DATASET EXTRACT
--- --- ---

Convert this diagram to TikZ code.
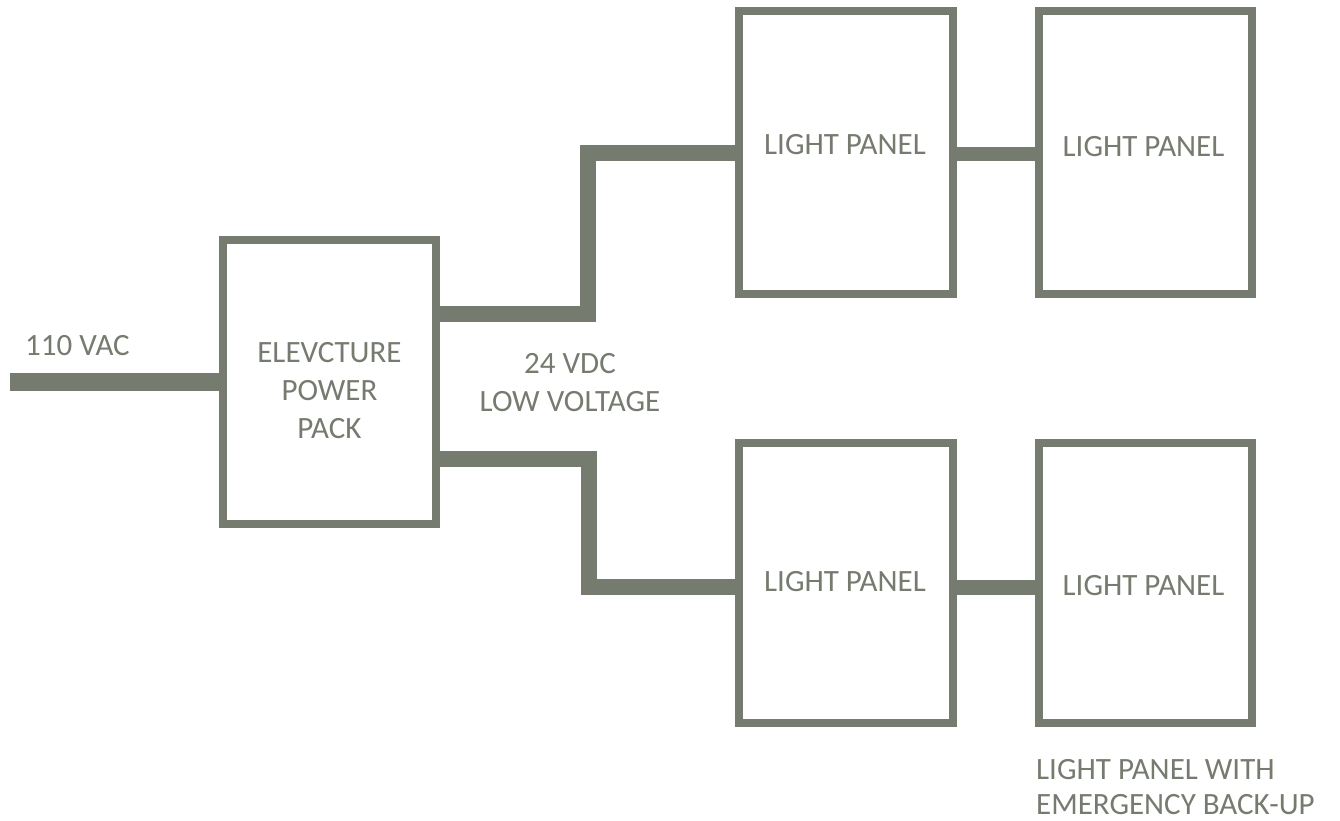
\documentclass[tikz,border=0pt]{standalone}
\usepackage{fontspec}
\setmainfont{Carlito}
\definecolor{ink}{RGB}{118,123,111}
\begin{document}
\begin{tikzpicture}[x=1pt,y=-1pt,
  box/.style={draw=ink,line width=8pt,fill=white,inner sep=0pt,minimum width=213pt},
  wire/.style={draw=ink,line width=16pt,line join=miter},
  lbl/.style={text=ink,inner sep=0pt,font=\fontsize{31}{38}\selectfont}]
\useasboundingbox (0,0) rectangle (1340,821);
% boxes
\node[box,minimum height=284pt] (pack) at (329.5,382) {};
\node[box,minimum width=214pt,minimum height=283pt] (p1) at (846,152.5) {};
\node[box,minimum height=283pt] (p2) at (1145.5,152.5) {};
\node[box,minimum width=214pt,minimum height=280pt] (p3) at (846,583) {};
\node[box,minimum height=280pt] (p4) at (1145.5,583) {};
% connectors
\coordinate (ac) at (10,382);
\draw[wire,line width=18pt] (ac) -- (pack.west |- ac);
\draw[wire] (pack.east |- 0,313.5) -- (588,313.5) -- (588,153.5) -- (p1.west |- 0,153.5);
\draw[wire] (pack.east |- 0,458.5) -- (589,458.5) -- (589,587) -- (p3.west |- 0,587);
\draw[wire,line width=14pt] (p1.east |- 0,154) -- (p2.west |- 0,154);
\draw[wire,line width=15pt] (p3.east |- 0,587) -- (p4.west |- 0,587);
% texts
\node[lbl,anchor=base west] (vac) at (25,355) {110 VAC};
\node[lbl,anchor=north,align=center] (packtxt) at (329.5,342) {ELEVCTURE\\POWER\\PACK};
\node[lbl,anchor=north,align=center] (vdc) at (570,353) {24 VDC\\LOW VOLTAGE};
\node[lbl,anchor=base] (t1) at (845,155) {LIGHT PANEL};
\node[lbl,anchor=base] (t2) at (1143.5,157) {LIGHT PANEL};
\node[lbl,anchor=base] (t3) at (845,591) {LIGHT PANEL};
\node[lbl,anchor=base] (t4) at (1143.5,595) {LIGHT PANEL};
\node[lbl,anchor=north west,align=left,font=\fontsize{31}{35}\selectfont] (emg) at (1036,759) {LIGHT PANEL WITH\\EMERGENCY BACK-UP};
\end{tikzpicture}
\end{document}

--- --- ---

PROBLEM DESCRIPTION
Every line of the data above should be quoted exactly. Omit the pictures.

THE RESPONSE
Convert this diagram to TikZ code.
\documentclass[tikz,border=0pt]{standalone}
\usepackage{fontspec}
\setmainfont{Carlito}
\definecolor{ink}{RGB}{118,123,111}
\begin{document}
\begin{tikzpicture}[x=1pt,y=-1pt,
  box/.style={draw=ink,line width=8pt,fill=white,inner sep=0pt,minimum width=213pt},
  wire/.style={draw=ink,line width=16pt,line join=miter},
  lbl/.style={text=ink,inner sep=0pt,font=\fontsize{31}{38}\selectfont}]
\useasboundingbox (0,0) rectangle (1340,821);
% boxes
\node[box,minimum height=284pt] (pack) at (329.5,382) {};
\node[box,minimum width=214pt,minimum height=283pt] (p1) at (846,152.5) {};
\node[box,minimum height=283pt] (p2) at (1145.5,152.5) {};
\node[box,minimum width=214pt,minimum height=280pt] (p3) at (846,583) {};
\node[box,minimum height=280pt] (p4) at (1145.5,583) {};
% connectors
\coordinate (ac) at (10,382);
\draw[wire,line width=18pt] (ac) -- (pack.west |- ac);
\draw[wire] (pack.east |- 0,313.5) -- (588,313.5) -- (588,153.5) -- (p1.west |- 0,153.5);
\draw[wire] (pack.east |- 0,458.5) -- (589,458.5) -- (589,587) -- (p3.west |- 0,587);
\draw[wire,line width=14pt] (p1.east |- 0,154) -- (p2.west |- 0,154);
\draw[wire,line width=15pt] (p3.east |- 0,587) -- (p4.west |- 0,587);
% texts
\node[lbl,anchor=base west] (vac) at (25,355) {110 VAC};
\node[lbl,anchor=north,align=center] (packtxt) at (329.5,342) {ELEVCTURE\\POWER\\PACK};
\node[lbl,anchor=north,align=center] (vdc) at (570,353) {24 VDC\\LOW VOLTAGE};
\node[lbl,anchor=base] (t1) at (845,155) {LIGHT PANEL};
\node[lbl,anchor=base] (t2) at (1143.5,157) {LIGHT PANEL};
\node[lbl,anchor=base] (t3) at (845,591) {LIGHT PANEL};
\node[lbl,anchor=base] (t4) at (1143.5,595) {LIGHT PANEL};
\node[lbl,anchor=north west,align=left,font=\fontsize{31}{35}\selectfont] (emg) at (1036,759) {LIGHT PANEL WITH\\EMERGENCY BACK-UP};
\end{tikzpicture}
\end{document}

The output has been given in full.